Making Our Massachusetts Legislature More Transparent and Effective

 
Missed this Forum? Watch the recording here.
 

Do you wonder why in a state so blue with a legislature so Democratic we haven’t enacted more progressive laws? Or why legislation seems to languish endlessly in committee or never reaches the floor for a vote? Do you wonder why the leadership of the House seems to have a stranglehold on the flow of legislation and why our representatives seem unable to get anything much done? Do you wonder what’s going on and what can we do about it?

Well, so do we! These questions and more will be addressed at the first in a series of forums on Massachusetts public policy sponsored by Progressive Democrats of Massachusetts (PDM), from 10-11 AM on Friday, January 15th

Panelists John Lippitt, PDM, who writes a blog on national policy and politics at http://lippittpolicyandpolitics.org, and Matt Miller, co-founder of Act On Mass, will discuss rules and practices of the state legislature that stymie the passage of progressive legislation and make it difficult for the public to know what is going on in the Legislature, and Act on Mass’ Transparency is Power campaign to start to fix that. They will address strategies for rules reform, including Act On Mass’s Transparency is Power proposal. Jeanne Kempthorne, a member of PDM’s leadership team and a former member of the State Ethics Commission, will moderate.

Featured Speaker

Matt Miller

MATT MILLER co-founded Act on Mass in 2018 and has been Field Director & Campaign manager on many local campaigns and grassroots organizing projects.

Panelist

John Lippitt

JOHN A. LIPPITT has been a member of the Leadership Team of Progressive Democrats of Massachusetts (PDM) for over 5 years. Mr. Lippitt has a Ph.D. in Early Childhood Policy from the Heller School at Brandeis University and has recently retired from teaching and program management in early childhood policy and practice, as well as child and family policy more broadly.
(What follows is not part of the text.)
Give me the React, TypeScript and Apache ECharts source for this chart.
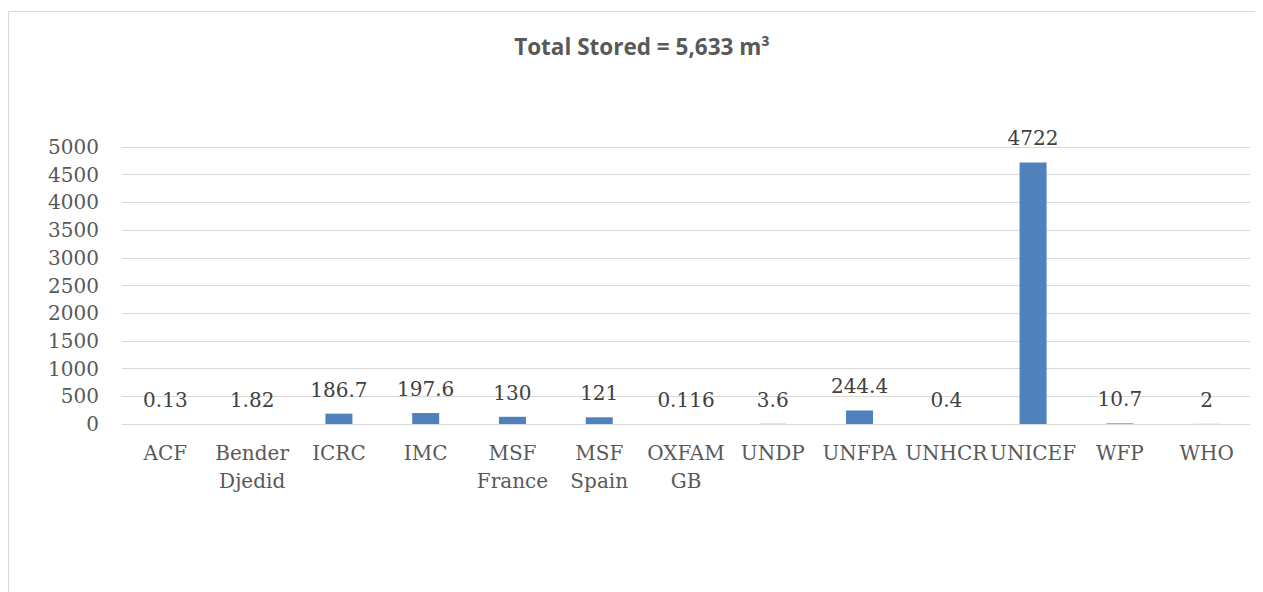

He has been writing a blog on national policy and politics since 2011 at http://lippittpolicyandpolitics.org.

Moderator

Jeanne Kempthorne

JEANNE KEMPTHORNE is a former prosecutor and criminal defense attorney. She has strong interests in public integrity, having served as chief of the Public Corruption Unit at the US Attorney’s Office in Boston and on the State Ethics Commission. She was vice-chair of the board of Common Cause Massachusetts and originally joined PDM’s board in Spring 2018.